───── Material supplied ─────
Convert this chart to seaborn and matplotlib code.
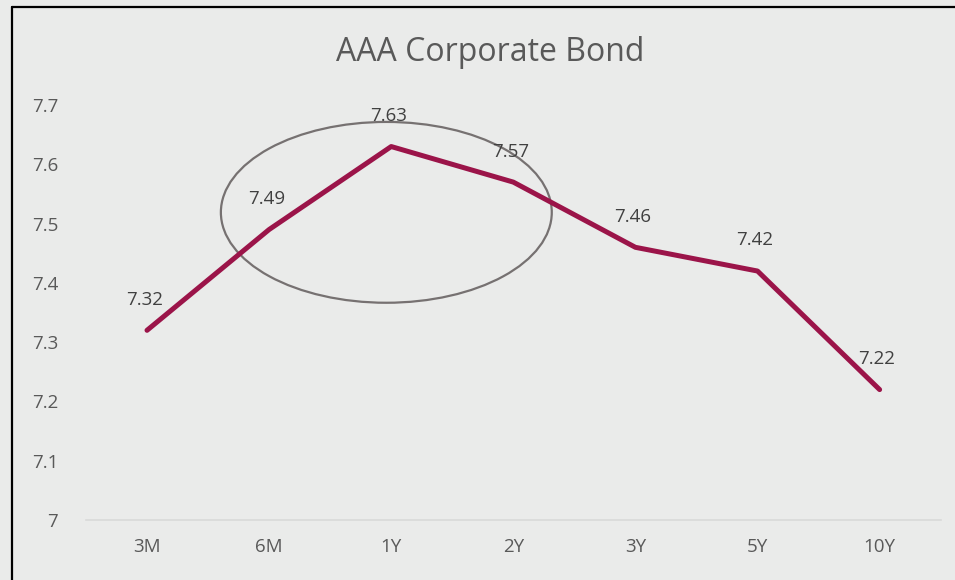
import numpy as np
import pandas as pd
import seaborn as sns
from matplotlib import pyplot as plt
from matplotlib.patches import Ellipse

tenors = ['3M', '6M', '1Y', '2Y', '3Y', '5Y', '10Y']
yields = [7.32, 7.49, 7.63, 7.57, 7.46, 7.42, 7.22]
yticks = [7, 7.1, 7.2, 7.3, 7.4, 7.5, 7.6, 7.7]
ytick_labels = ['7', '7.1', '7.2', '7.3', '7.4', '7.5', '7.6', '7.7']

bg = '#EAEBEA'
line_col = '#9B1449'
txt_col = '#595959'

sns.set_style('white')
plt.rcParams['font.family'] = ['Open Sans', 'DejaVu Sans']

df = pd.DataFrame({'tenor': tenors, 'yield': yields})
df['pos'] = range(len(tenors))

fig = plt.figure(figsize=(9.55, 5.8), dpi=100, facecolor=bg)
ax = fig.add_axes([0.090, 0.1034, 0.895, 0.7155])
ax.set_facecolor(bg)

sns.lineplot(data=df, x='pos', y='yield', color=line_col, linewidth=3.6,
             ax=ax, solid_capstyle='round', solid_joinstyle='round')

for i, v in zip(df['pos'], df['yield']):
    ax.annotate(f'{v:.2f}', (i, v), xytext=(-2, 22), textcoords='offset points',
                ha='center', va='center', fontsize=13.5, color='#404040')

# grey oval around the short end
ax.add_patch(Ellipse((1.96, 7.519), 2.71, 0.305, fill=False,
                     edgecolor='#767171', linewidth=1.6))

ax.set_xlim(-0.5, len(tenors) - 0.5)
ax.set_ylim(7, 7.7)
ax.set_xticks(range(len(tenors)))
ax.set_xticklabels(tenors)
ax.set_yticks(yticks)
ax.set_yticklabels(ytick_labels)
ax.tick_params(axis='both', length=0, labelsize=13.5, labelcolor=txt_col)
ax.tick_params(axis='x', pad=13)
ax.tick_params(axis='y', pad=20)
ax.set_xlabel('')
ax.set_ylabel('')
for s in ['top', 'right', 'left']:
    ax.spines[s].set_visible(False)
ax.spines['bottom'].set_color('#D9D9D9')
ax.spines['bottom'].set_linewidth(1.2)

fig.text(0.513, 0.91, 'AAA Corporate Bond', ha='center', va='center',
         fontsize=23, color=txt_col)

# outer chart border (left and top edges visible)
fig.add_artist(plt.Line2D([11.5 / 955, 11.5 / 955], [0, 1 - 7 / 580],
                          color='black', linewidth=1.6))
fig.add_artist(plt.Line2D([11.5 / 955, 1], [1 - 7 / 580, 1 - 7 / 580],
                          color='black', linewidth=1.6))

fig.savefig('out.png', dpi=100, facecolor=bg)
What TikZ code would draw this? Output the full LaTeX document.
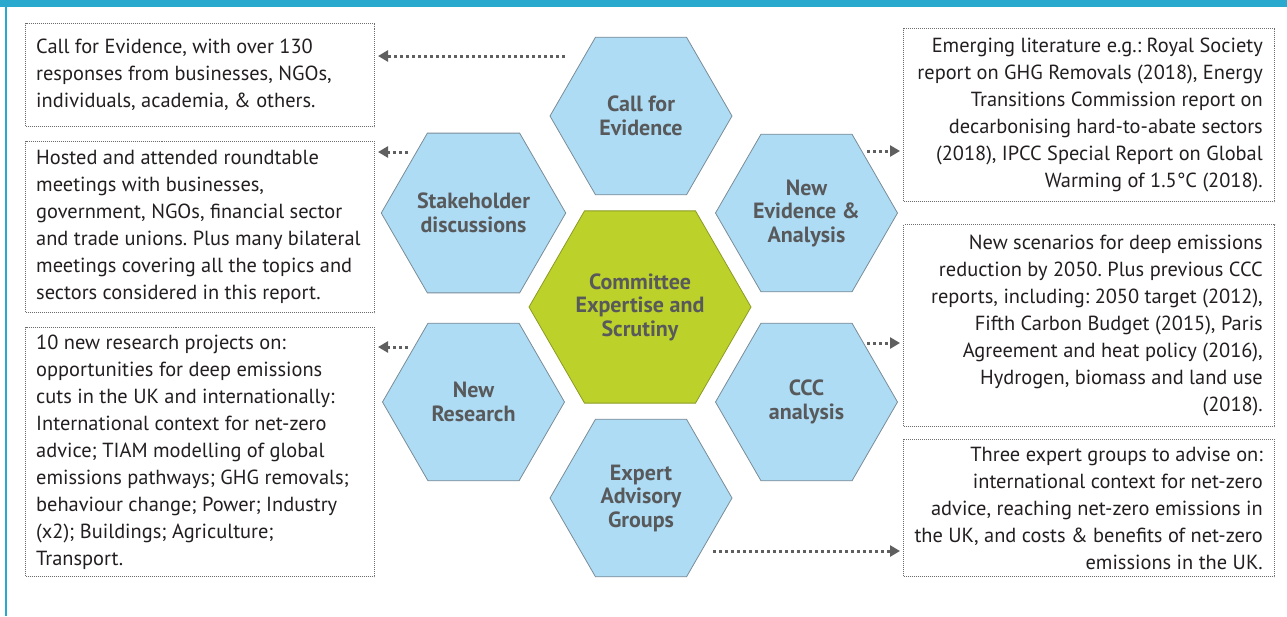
\documentclass[tikz,border=0pt]{standalone}
\usepackage{fontspec}
\setmainfont{PT Sans}
\frenchspacing
\usetikzlibrary{shapes.geometric,arrows.meta}
\definecolor{bandcol}{HTML}{29A9CE}
\definecolor{hexblue}{HTML}{AEDCF5}
\definecolor{hexedge}{HTML}{7A8C96}
\definecolor{hexgreen}{HTML}{BDD12B}
\definecolor{greenedge}{HTML}{8C9A22}
\definecolor{labelgray}{HTML}{58595B}
\definecolor{boxedge}{HTML}{6D6D6D}
\definecolor{arrowgray}{HTML}{5F5F5F}
\definecolor{bodytext}{HTML}{231F20}
\begin{document}
\begin{tikzpicture}[x=1pt,y=-1pt,
  hexb/.style={regular polygon, regular polygon sides=6, minimum size=182pt, inner sep=0pt,
    fill=hexblue, draw=hexedge, line width=0.8pt,
    font=\fontsize{22}{23.5}\selectfont\bfseries, text=labelgray, align=center},
  hexg/.style={hexb, minimum size=222pt, fill=hexgreen, draw=greenedge},
  infobox/.style={draw=boxedge, line width=1pt, dash pattern=on 1pt off 1pt, inner sep=0pt,
    anchor=north west},
  lbox/.style={infobox, minimum width=349pt},
  rbox/.style={infobox, minimum width=371pt},
  btext/.style={inner sep=0pt, font=\fontsize{20.4}{27}\selectfont, text=bodytext},
  ltext/.style={btext, align=left, anchor=west, xshift=11pt},
  rtext/.style={btext, align=right, anchor=east, xshift=-12pt},
  arr/.style={draw=arrowgray, line width=3pt, dash pattern=on 3pt off 3pt, shorten >=3pt,
    -{Triangle[length=10pt,width=11pt]}}
]
\useasboundingbox (0,0) rectangle (1287,616);
\fill[white] (0,0) rectangle (1287,616);
\fill[bandcol] (0,0) rectangle (1287,7);
\fill[bandcol] (5,0) rectangle (7,616);

% hexagons
\node[hexb] (call) at (641,116) {Call for\\Evidence};
\node[hexb] (stake) at (473.5,213) {Stakeholder\\discussions};
\node[hexb] (newev) at (806.5,213) {New\\Evidence \&\\Analysis};
\node[hexg] (comm) at (640,307) {Committee\\Expertise and\\Scrutiny};
\node[hexb] (newres) at (473.5,402) {New\\Research};
\node[hexb] (ccc) at (806.5,402) {CCC\\analysis};
\node[hexb] (expert) at (641,498) {Expert\\Advisory\\Groups};

% left boxes
\node[lbox, minimum height=103pt] (lb1) at (25,23) {};
\node[ltext] (lt1) at (lb1.west) {Call for Evidence, with over 130\\responses from businesses, NGOs,\\individuals, academia, \& others.};
\node[lbox, minimum height=171pt] (lb2) at (25,141) {};
\node[ltext] (lt2) at (lb2.west) {Hosted and attended roundtable\\meetings with businesses,\\government, NGOs, financial sector\\and trade unions. Plus many bilateral\\meetings covering all the topics and\\sectors considered in this report.};
\node[lbox, minimum height=249pt] (lb3) at (25,327) {};
\node[ltext] (lt3) at (lb3.west) {10 new research projects on:\\opportunities for deep emissions\\cuts in the UK and internationally:\\International context for net-zero\\advice; TIAM modelling of global\\emissions pathways; GHG removals;\\behaviour change; Power; Industry\\(x2); Buildings; Agriculture;\\Transport.};

% right boxes
\node[rbox, minimum height=173pt] (rb1) at (903,28) {};
\node[rtext] (rt1) at (rb1.east) {Emerging literature e.g.: Royal Society\\report on GHG Removals (2018), Energy\\Transitions Commission report on\\decarbonising hard-to-abate sectors\\(2018), IPCC Special Report on Global\\Warming of 1.5°C (2018).};
\node[rbox, minimum height=202pt] (rb2) at (903,224) {};
\node[rtext] (rt2) at (rb2.east) {New scenarios for deep emissions\\reduction by 2050. Plus previous CCC\\reports, including: 2050 target (2012),\\Fifth Carbon Budget (2015), Paris\\Agreement and heat policy (2016),\\Hydrogen, biomass and land use\\(2018).};
\node[rbox, minimum height=137pt] (rb3) at (903,439) {};
\node[rtext] (rt3) at (rb3.east) {Three expert groups to advise on:\\international context for net-zero\\advice, reaching net-zero emissions in\\the UK, and costs \& benefits of net-zero\\emissions in the UK.};

% arrow start points
\coordinate (s1) at (565,56);
\coordinate (s2) at (408,152);
\coordinate (s3) at (408,347);
\coordinate (s4) at (867,151);
\coordinate (s5) at (867,343);
\coordinate (s6) at (713,551);

\draw[arr] (s1) -- (s1 -| lb1.east);
\draw[arr] (s2) -- (s2 -| lb2.east);
\draw[arr] (s3) -- (s3 -| lb3.east);
\draw[arr] (s4) -- (s4 -| rb1.west);
\draw[arr] (s5) -- (s5 -| rb2.west);
\draw[arr] (s6) -- (s6 -| rb3.west);
\end{tikzpicture}
\end{document}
─────
## Set problem
Starting at the first line of the records above, set down each line exactly through the one that holds "ha='center', va='center', fontsize=13.5, color='#404040')". Omit pictures.

## Complete response
Convert this chart to seaborn and matplotlib code.
import numpy as np
import pandas as pd
import seaborn as sns
from matplotlib import pyplot as plt
from matplotlib.patches import Ellipse

tenors = ['3M', '6M', '1Y', '2Y', '3Y', '5Y', '10Y']
yields = [7.32, 7.49, 7.63, 7.57, 7.46, 7.42, 7.22]
yticks = [7, 7.1, 7.2, 7.3, 7.4, 7.5, 7.6, 7.7]
ytick_labels = ['7', '7.1', '7.2', '7.3', '7.4', '7.5', '7.6', '7.7']

bg = '#EAEBEA'
line_col = '#9B1449'
txt_col = '#595959'

sns.set_style('white')
plt.rcParams['font.family'] = ['Open Sans', 'DejaVu Sans']

df = pd.DataFrame({'tenor': tenors, 'yield': yields})
df['pos'] = range(len(tenors))

fig = plt.figure(figsize=(9.55, 5.8), dpi=100, facecolor=bg)
ax = fig.add_axes([0.090, 0.1034, 0.895, 0.7155])
ax.set_facecolor(bg)

sns.lineplot(data=df, x='pos', y='yield', color=line_col, linewidth=3.6,
             ax=ax, solid_capstyle='round', solid_joinstyle='round')

for i, v in zip(df['pos'], df['yield']):
    ax.annotate(f'{v:.2f}', (i, v), xytext=(-2, 22), textcoords='offset points',
                ha='center', va='center', fontsize=13.5, color='#404040')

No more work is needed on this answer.